The sole control button takes you back to the homescreeen, where you can access your titles and download new ones from the Kindle Store.

Visually the most obvious difference between the Kindle Touch and the Kindle are the removal of the page forward and back buttons. To move forward and back you need to use the touchscreen, which you can do with one hand by swiping from left to right to go forward and back.

The screen is split into three what are described as Tap Zones. The first is a strip along the top where tapping brings up the menu and a shortcut to the Kindle Store. The second area is a strip 1cm wide on the left you tap to return to the previous page. Tap anywhere else on the remainder of the screen to go to the next page.

If you've used a Kindle before it takes time to get used to the touchscreen, it's easy to accidentally tap the screen a little bit too long and jump forward several pages.

Benefits of the touchscreen including being able to jump back a chapter by swiping down and jumping forward a chapter by swiping up. Pressing a word brings up a definition from the Oxford Dictionary of English.

Kindle in hand and front

Amazon Kindle Touch: Performance

Amazon uses E-Ink in the Kindle Touch, text is sharp and crisp and less likely to cause strain to your eyes than a tablet or smartphone screen. At 6-inches the screen is a great size for reading and a quick pinch of screen (which is multitouch) enlarges the font where you can select the perfect size from eight.
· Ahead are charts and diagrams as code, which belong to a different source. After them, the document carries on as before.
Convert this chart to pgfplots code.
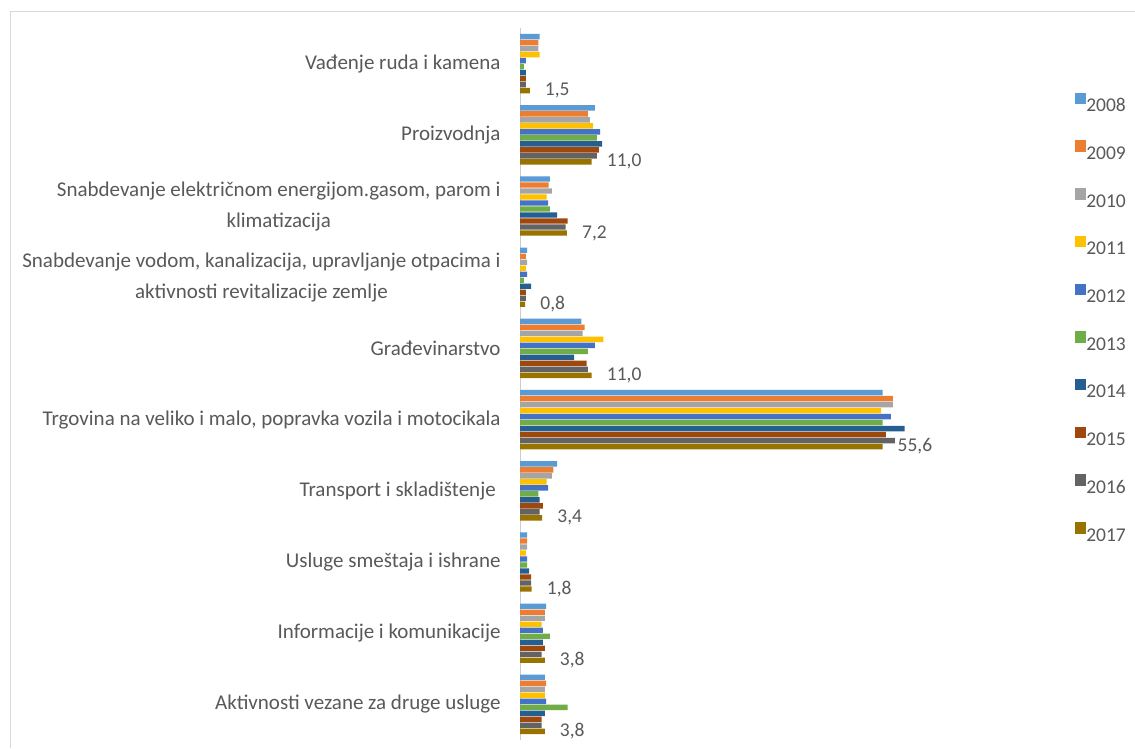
\documentclass[border=0pt]{standalone}
\usepackage{fontspec}
\setmainfont{Carlito}
\usepackage{pgfplots}
\usepackage{pgfplotstable}
\pgfplotsset{compat=1.18}
\definecolor{txt}{HTML}{595959}
\definecolor{cA}{HTML}{5B9BD5}
\definecolor{cB}{HTML}{ED7D31}
\definecolor{cC}{HTML}{A5A5A5}
\definecolor{cD}{HTML}{FFC000}
\definecolor{cE}{HTML}{4472C4}
\definecolor{cF}{HTML}{70AD47}
\definecolor{cG}{HTML}{255E91}
\definecolor{cH}{HTML}{9E480E}
\definecolor{cI}{HTML}{636363}
\definecolor{cJ}{HTML}{997300}
\pgfplotstableread{
y  a2008 a2009 a2010 a2011 a2012 a2013 a2014 a2015 a2016 a2017
0  3.0   2.8   2.8   3.0   0.9   0.6   0.9   0.9   0.9   1.5
1  11.5  10.4  10.7  11.2  12.3  11.8  12.6  12.1  11.8  11.0
2  4.6   4.4   4.9   4.1   4.3   4.6   5.7   7.3   7.0   7.2
3  1.1   0.9   1.1   0.9   1.1   0.6   1.7   0.9   0.9   0.8
4  9.4   9.9   9.6   12.8  11.5  10.4  8.3   10.2  10.4  11.0
5  55.6  57.2  57.2  55.4  56.9  55.6  59.0  56.1  57.5  55.6
6  5.7   5.1   4.9   4.1   4.3   2.8   3.0   3.5   3.0   3.4
7  1.1   1.1   1.1   0.9   1.1   1.1   1.4   1.7   1.7   1.8
8  4.0   3.8   3.8   3.3   3.5   4.6   3.5   3.8   3.3   3.8
9  3.8   4.0   3.8   3.8   4.0   7.3   3.8   3.3   3.3   3.8
}\datatable
\begin{document}
\begin{tikzpicture}
\useasboundingbox[fill=white] (0,0) rectangle (1135pt,-748pt);
\draw[color=black!15, line width=1pt] (10pt,-748pt) -- (10pt,-11pt) -- (1135pt,-11pt);
\begin{axis}[
  at={(520pt,-28pt)}, anchor=north west,
  scale only axis, width=391.2pt, height=712pt,
  xbar, bar width=5.4pt,
  xmin=0, xmax=60, ymin=-0.5, ymax=9.5,
  y dir=reverse,
  hide x axis,
  axis y line*=left,
  y axis line style={draw=black!20, line width=1pt, -},
  ytick={0,...,9},
  ytick style={draw=none},
  yticklabels={{Vađenje ruda i kamena},{Proizvodnja},{Snabdevanje električnom energijom.gasom, parom i\\klimatizacija},{Snabdevanje vodom, kanalizacija, upravljanje otpacima i\\aktivnosti revitalizacije zemlje},{Građevinarstvo},{Trgovina na veliko i malo, popravka vozila i motocikala},{Transport i skladištenje },{Usluge smeštaja i ishrane},{Informacije i komunikacije},{Aktivnosti vezane za druge usluge}},
  yticklabel style={font=\fontsize{21}{31}\selectfont, text=txt, align=center, inner sep=0pt, anchor=east, xshift=-15pt},
  /pgf/number format/assume math mode=true,
  clip=false,
  legend style={draw=none, fill=none, at={(axis cs:84.6,0.378)}, anchor=north west,
    font=\fontsize{19.5}{23}\selectfont, text=txt, row sep=24.7pt,
    nodes={inner sep=0pt, text height=14pt, text depth=4pt}},
  legend cell align=left,
  /tikz/every even column/.style={column sep=8pt},
  legend image code/.code={\fill[#1] (0pt,2.5pt) rectangle (11.5pt,14pt);},
]
\addplot[draw=none, fill=cA, bar shift=27pt] table[x=a2008,y=y]{\datatable};
\addplot[draw=none, fill=cB, bar shift=21pt] table[x=a2009,y=y]{\datatable};
\addplot[draw=none, fill=cC, bar shift=15pt] table[x=a2010,y=y]{\datatable};
\addplot[draw=none, fill=cD, bar shift=9pt] table[x=a2011,y=y]{\datatable};
\addplot[draw=none, fill=cE, bar shift=3pt] table[x=a2012,y=y]{\datatable};
\addplot[draw=none, fill=cF, bar shift=-3pt] table[x=a2013,y=y]{\datatable};
\addplot[draw=none, fill=cG, bar shift=-9pt] table[x=a2014,y=y]{\datatable};
\addplot[draw=none, fill=cH, bar shift=-15pt] table[x=a2015,y=y]{\datatable};
\addplot[draw=none, fill=cI, bar shift=-21pt] table[x=a2016,y=y]{\datatable};
\addplot[draw=none, fill=cJ, bar shift=-27pt,
  point meta=x,
  nodes near coords={\pgfmathprintnumber[fixed,fixed zerofill,precision=1,use comma]{\pgfplotspointmeta}},
  nodes near coords style={font=\fontsize{19.5}{23}\selectfont, text=txt, anchor=west, inner sep=0pt, xshift=15pt}
  ] table[x=a2017,y=y]{\datatable};
\legend{2008,2009,2010,2011,2012,2013,2014,2015,2016,2017}
\end{axis}
\end{tikzpicture}
\end{document}
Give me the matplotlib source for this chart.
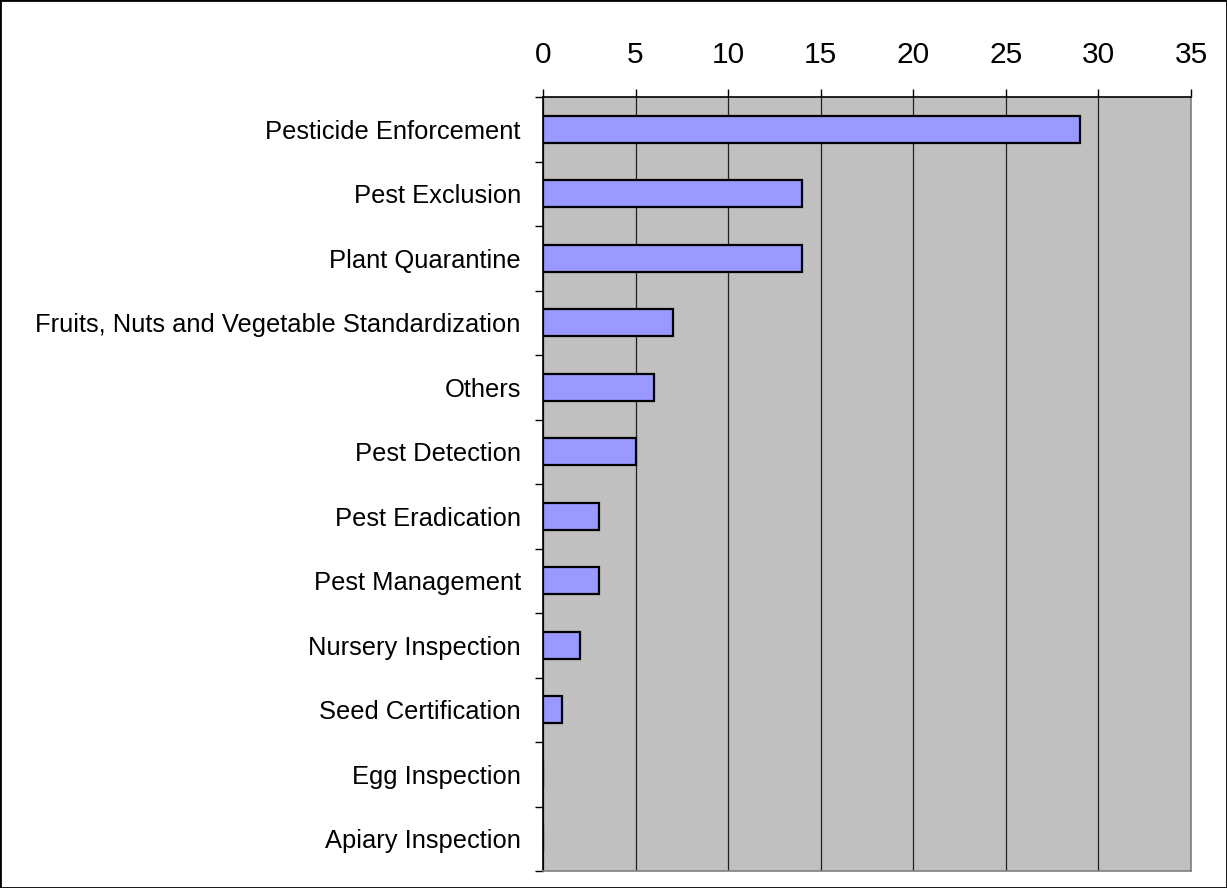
import matplotlib

matplotlib.use("Agg")
from matplotlib import pyplot as plt
from matplotlib.patches import Rectangle
import numpy as np

categories = [
    "Pesticide Enforcement",
    "Pest Exclusion",
    "Plant Quarantine",
    "Fruits, Nuts and Vegetable Standardization",
    "Others",
    "Pest Detection",
    "Pest Eradication",
    "Pest Management",
    "Nursery Inspection",
    "Seed Certification",
    "Egg Inspection",
    "Apiary Inspection",
]
counts = [29, 14, 14, 7, 6, 5, 3, 3, 2, 1, 0, 0]
x_ticks = [0, 5, 10, 15, 20, 25, 30, 35]

plt.rcParams["font.family"] = ["Liberation Sans", "DejaVu Sans"]

fig = plt.figure(figsize=(12.27, 8.88), dpi=100)
fig.patch.set_facecolor("white")
ax = fig.add_axes([543 / 1227, 1 - 871 / 888, 648 / 1227, 774 / 888])
ax.set_facecolor("#C0C0C0")

y_pos = np.arange(len(categories))
ax.barh(y_pos, counts, height=0.42, color="#9999FF", edgecolor="black",
        linewidth=1.6, zorder=3)

ax.set_xlim(0, 35)
ax.set_ylim(len(categories) - 0.5, -0.5)
ax.xaxis.tick_top()
ax.set_xticks(x_ticks)
ax.set_xticklabels([str(t) for t in x_ticks], fontsize=21.5)
ax.tick_params(axis="x", direction="out", length=6, width=1, pad=14, colors="black")
ax.grid(axis="x", color="#202020", linewidth=0.9, zorder=1)

ax.set_yticks(y_pos)
ax.set_yticklabels(categories, fontsize=18.4)
ax.tick_params(axis="y", which="major", length=0, pad=16)
ax.set_yticks(np.arange(-0.5, len(categories), 1.0), minor=True)
ax.tick_params(axis="y", which="minor", direction="out", length=6, width=1)

ax.spines["left"].set_color("black")
ax.spines["top"].set_color("black")
ax.spines["right"].set_color("#808080")
ax.spines["bottom"].set_color("#808080")
for s in ax.spines.values():
    s.set_linewidth(1.2)

fig.patches.append(Rectangle((0, 0), 1, 1, transform=fig.transFigure,
                             fill=False, edgecolor="black", linewidth=2))

fig.savefig("out.png", dpi=100)
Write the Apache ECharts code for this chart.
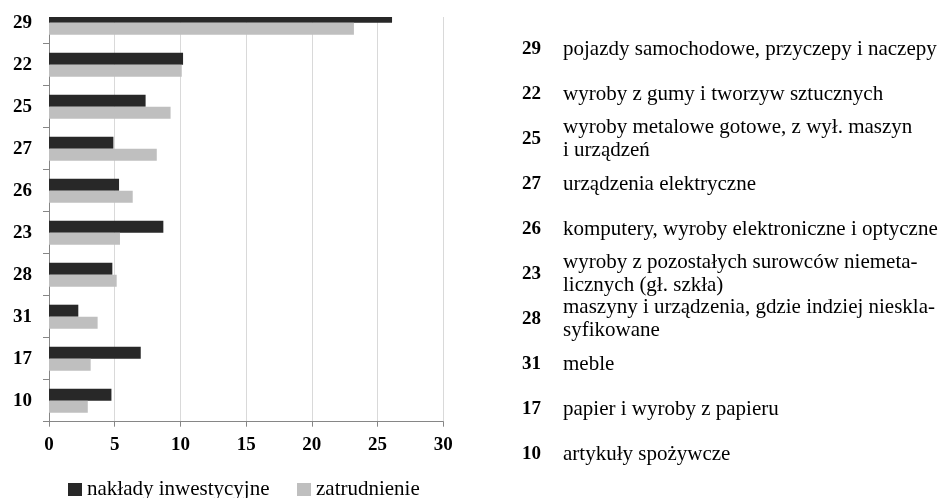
<!DOCTYPE html>
<html>
<head>
<meta charset="utf-8">
<script src="https://cdn.jsdelivr.net/npm/echarts@6/dist/echarts.min.js"></script>
<style>
  html, body { margin: 0; padding: 0; background: #fff; overflow: hidden; }
  /* wykres przesunięty w górę, górna część obszaru wykresu zasłonięta jak w oryginale */
  #chart { position: absolute; left: 0; top: -15px; width: 947px; height: 513px; }
</style>
</head>
<body>
<div id="chart"></div>
<script>
// kody działów (od góry)
const codes = ['29', '22', '25', '27', '26', '23', '28', '31', '17', '10']
// nakłady inwestycyjne
const naklady = [26.1, 10.2, 7.35, 4.9, 5.33, 8.7, 4.82, 2.23, 6.98, 4.75]
// zatrudnienie
const zatrudnienie = [23.2, 10.1, 9.25, 8.2, 6.37, 5.4, 5.15, 3.7, 3.17, 2.95]
const xTicks = [0, 5, 10, 15, 20, 25, 30]
const opisy = [
  'pojazdy samochodowe, przyczepy i naczepy',
  'wyroby z gumy i tworzyw sztucznych',
  'wyroby metalowe gotowe, z wył. maszyn\ni urządzeń',
  'urządzenia elektryczne',
  'komputery, wyroby elektroniczne i optyczne',
  'wyroby z pozostałych surowców niemeta-\nlicznych (gł. szkła)',
  'maszyny i urządzenia, gdzie indziej nieskla-\nsyfikowane',
  'meble',
  'papier i wyroby z papieru',
  'artykuły spożywcze'
]

const serif = '"Liberation Serif", "DejaVu Serif", serif'
const offsetY = 15 // przesunięcie diva wykresu

let graphic = [
  // zasłona górnej krawędzi obszaru wykresu (oryginał jest przycięty)
  {
    type: 'rect', z: 100,
    shape: { x: 40, y: 0, width: 430, height: 17 + offsetY },
    style: { fill: '#fff' }
  }
]
codes.forEach((c, i) => {
  let y = 49 + i * 45 + offsetY
  graphic.push({
    type: 'text', x: 522, y: y,
    style: { text: c, fill: '#000', fontSize: 19, fontWeight: 'bold', fontFamily: serif, verticalAlign: 'middle' }
  })
  graphic.push({
    type: 'text', x: 563, y: y,
    style: { text: opisy[i], fill: '#000', fontSize: 21, fontFamily: serif, verticalAlign: 'middle', lineHeight: 23 }
  })
})

const chart = echarts.init(document.getElementById('chart'))
chart.setOption({
  animation: false,
  legend: [
    {
      data: ['nakłady inwestycyjne'],
      left: 68, top: 494, padding: 0,
      icon: 'rect', itemWidth: 14, itemHeight: 13,
      textStyle: { fontFamily: serif, fontSize: 21, color: '#000' }
    },
    {
      data: ['zatrudnienie'],
      left: 297, top: 494, padding: 0,
      icon: 'rect', itemWidth: 14, itemHeight: 13,
      textStyle: { fontFamily: serif, fontSize: 21, color: '#000' }
    }
  ],
  grid: { left: 49, right: 503.7, top: 16.7, bottom: 76.3, containLabel: false },
  xAxis: {
    type: 'value', min: 0, max: 30, interval: 5,
    axisLine: { show: true, lineStyle: { color: '#868686' } },
    axisTick: { show: true, length: 5, lineStyle: { color: '#868686' } },
    splitLine: { show: true, lineStyle: { color: '#d9d9d9', width: 1 } },
    axisLabel: {
      margin: 14, color: '#000', fontSize: 19, fontWeight: 'bold', fontFamily: serif,
      formatter: v => xTicks.indexOf(v) >= 0 ? String(v) : ''
    }
  },
  yAxis: {
    type: 'category', inverse: true, data: codes,
    axisLine: { show: true, lineStyle: { color: '#868686' } },
    axisTick: { show: true, length: 6, lineStyle: { color: '#868686' } },
    axisLabel: { margin: 17, color: '#000', fontSize: 19, fontWeight: 'bold', fontFamily: serif }
  },
  series: [
    {
      name: 'nakłady inwestycyjne', type: 'bar', data: naklady,
      barWidth: 12, barGap: '0%',
      itemStyle: { color: '#282828' }
    },
    {
      name: 'zatrudnienie', type: 'bar', data: zatrudnienie,
      barWidth: 12, barGap: '0%',
      itemStyle: { color: '#bfbfbf' }
    }
  ],
  graphic: graphic
})
</script>
</body>
</html>
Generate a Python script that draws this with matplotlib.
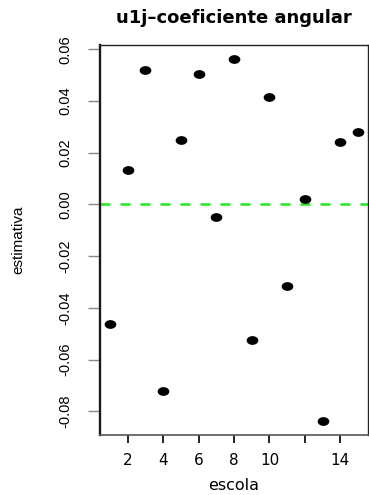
import numpy as np
import matplotlib
matplotlib.use("Agg")
import matplotlib.pyplot as plt
from matplotlib.path import Path
from matplotlib.transforms import Affine2D

# efeitos aleatórios u1j (coeficiente angular) por escola
escola = np.arange(1, 16)
estimativa = [-0.0464, 0.0135, 0.0522, -0.0723, 0.0251, 0.0503, -0.0050, 0.0561,
              -0.0526, 0.0414, -0.0317, 0.0023, -0.0836, 0.0240, 0.0282]

x_ticks = [2, 4, 6, 8, 10, 12, 14]
x_tick_labels = ["2", "4", "6", "8", "10", "", "14"]
y_ticks = [-0.08, -0.06, -0.04, -0.02, 0.00, 0.02, 0.04, 0.06]
y_tick_labels = ["-0.08", "-0.06", "-0.04", "-0.02", "0.00", "0.02", "0.04", "0.06"]

W, H = 369, 495
fig = plt.figure(figsize=(W / 100, H / 100), dpi=100)
ax = fig.add_axes([100 / W, 1 - 435 / H, 268 / W, 390 / H])

# marcador elíptico (ponto "achatado")
ell = Path.unit_circle().transformed(Affine2D().scale(1.4, 1.0))
ax.plot(escola, estimativa, ls="none", marker=ell, ms=7.4, color="black", zorder=3)

ax.axhline(0, color="#1ee81e", lw=1.8, dashes=(4.0, 4.0), zorder=2)

# limites estilo R (4% de folga)
ymin, ymax = min(estimativa), max(estimativa)
pad = 0.04 * (ymax - ymin)
ax.set_xlim(1 - 0.04 * 14, 15 + 0.04 * 14)
ax.set_ylim(ymin - pad, ymax + pad)

ax.set_xticks(x_ticks)
ax.set_xticklabels(x_tick_labels, family="DejaVu Sans", fontsize=11)
ax.set_yticks(y_ticks)
ax.set_yticklabels(y_tick_labels, family="Liberation Sans", fontsize=10.5,
                   rotation=90, va="center", ha="right")

ax.tick_params(axis="x", length=6, width=1.3, color="#111111", pad=7, direction="out")
ax.tick_params(axis="y", length=9, width=1.0, color="#888888", pad=11, direction="out")

for side in ["top", "right"]:
    ax.spines[side].set_linewidth(1.0)
    ax.spines[side].set_color("#222222")
ax.spines["bottom"].set_linewidth(1.2)
ax.spines["bottom"].set_color("#555555")
ax.spines["left"].set_linewidth(1.7)
ax.spines["left"].set_color("#1a1a1a")

fig.text(234 / W, 1 - 23 / H, "u1j\u2013coeficiente angular", ha="center", va="baseline",
         family="DejaVu Sans", fontweight="bold", fontsize=13)
fig.text(234 / W, 1 - 490 / H, "escola", ha="center", va="baseline",
         family="DejaVu Sans", fontsize=11.5)
fig.text(18 / W, 1 - 240 / H, "estimativa", ha="center", va="center", rotation=90,
         family="Liberation Sans", fontsize=11)

fig.savefig("out.png", dpi=100)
Amazon claims the Kindle Touch lasts two-months, if you read half an hour a day. In our experience the battery lasts around two weeks if you read approximately two hours a day. Charging period is around 4.5 hours via micro USB port in the base, a mains connector isn't supplied.

The highlight of this (and any) Kindle is its seamless integration with the Amazon store, which is quicker than ever to get too by tapping the basket icon, once there, there are hundreds of books free, all with a free downloadable first chapter. Navigating the store and selecting books is far easier with a touchscreen than the four-way controller used in previous Kindles (below).

Amazon claims books take around 60 seconds to download, but it's often faster than that.

A feature new to the Kindle Touch is X-Ray, which lets you explore the structure of a book and search for references with a single tap. For example in The Hunger Games selecting Peeta displays all references to that characters as a timeline. It's not a feature we see ourselves using, but useful for autobiographical and non-fiction titles. It's not available for all books though.

Text to speech is included and the Kindle Touch also supports Audible files for downloading and listening to audio books via the speaker.

Kindle Touch and Kindle keyboard

Amazon Kindle Touch: Verdict

We’re big fans of the Kindle. Over the years Amazon has tweaked the design to make it more portable and faster, while retaining the simplicity and consistently ensuring a fantastic user experience. But while the Kindle Touch is a great device, but we didn’t enjoy using it as much as the conventional Kindle.

Our main issue is the touchscreen, while it improves the navigation and browsing experience, we’re not sure it's really necessary.  Don’t get us wrong, the Kindle Touch is a fantastic device and many people will love the touchscreen, we just don’t think it’s any better than the non touchscreen Kindle, so unless you really, really want a touchscreen we'd suggest saving some money and going for the Kindle.

The Kindle Touch is out now, Kindle Touch WiFi is £109 and the Kindle Touch 3G is £169.